Neil introduced our speaker for the evening, Sheila Thorpe, a club member who now lives in Cleveland. Her topic was "Birding the Cloud Forest of Ecuador". Sheila's favorite yard bird is the Ruby-throated Hummingbird, and she greatly enjoyed seeing 12 other hummingbird species in Arizona in 2001. Sheila eagerly joined 7 other birders plus naturalists and guides on a birding tour to Ecuador organized by Tim Krynak, a Cleveland naturalist who taught her about the Ecuador/Ohio migration connection. The main attraction, of course, was the 131 hummingbird species in the country.

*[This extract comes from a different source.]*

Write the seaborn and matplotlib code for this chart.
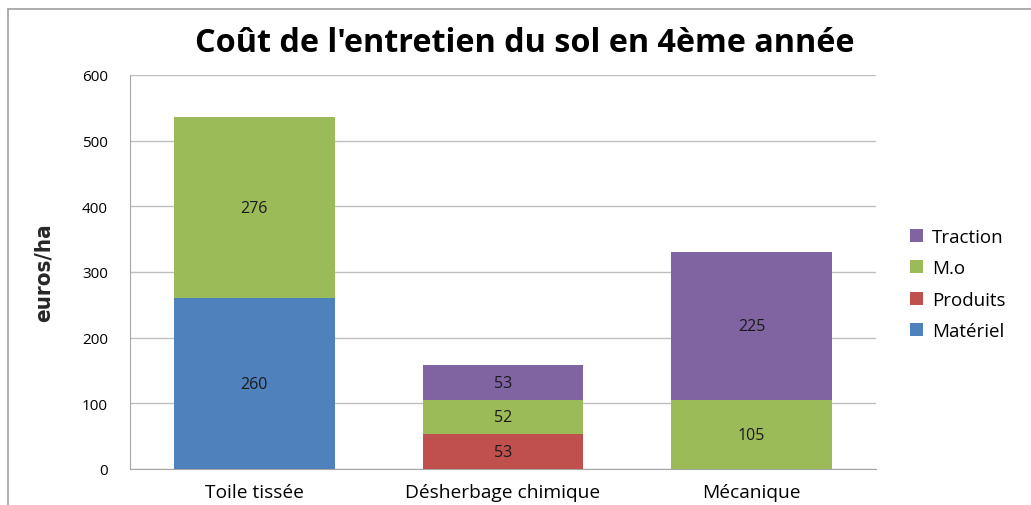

Sheila used a PowerPoint presentation to enthusiastically lead the audience through lush mountain forests and the dry, scrubby Inter-Andean Valley; along muddy roads where pigs enjoyed soaking in the puddles; up and down steps cut into hillsides with machetes; across fabulous vistas from one mountain to the next; into bird sanctuaries, an orchid reserve, and a huge marketplace. All the while, she shared the sights, sounds, and smells of a multitude of birds, insects, flowers, tarantulas, frogs, foods, people, and scenery.

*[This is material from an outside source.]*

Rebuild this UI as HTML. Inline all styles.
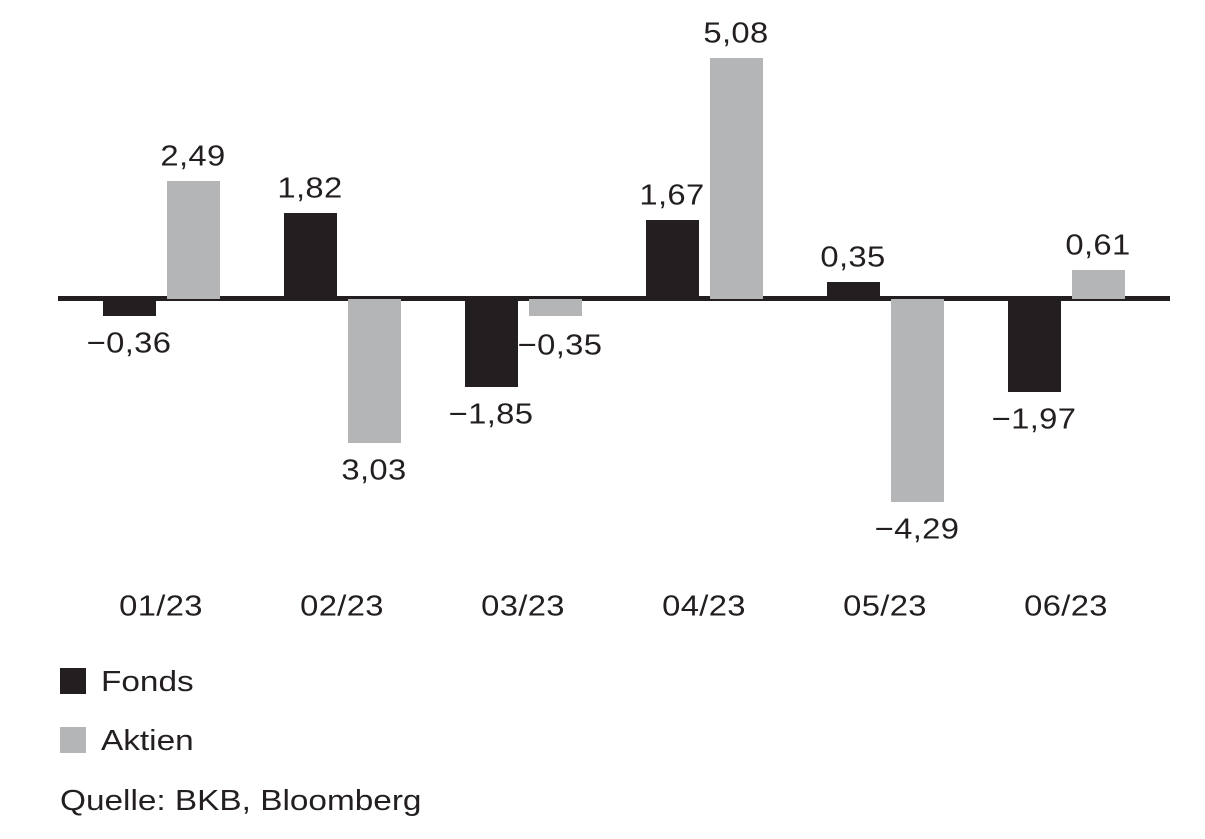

Highlights of the still photos were, of course, the many hummingbirds decked out in their brilliant colors and lengthy bills. A few computer experts were able to iron out a glitch between Sheila's computer and the projector, and several videos wowed the audience. After watching short videos of hummingbirds at syrup feeders, toucans and tanagers in the trees and eating bananas at feeders, and antpittas eating worms being tossed to them on the forest floor, a member of the audience said, "This is like birding!" However, stories about tarantulas and parasitic tarantula wasps had some arachnophobes rethinking their plans to get right on a plane to Quito.
Of the 500 avian species available in the region, Sheila tallied 258 species, most of them new to her life list. She aptly summarized her adventure with the statement, "Is nature amazing or what?"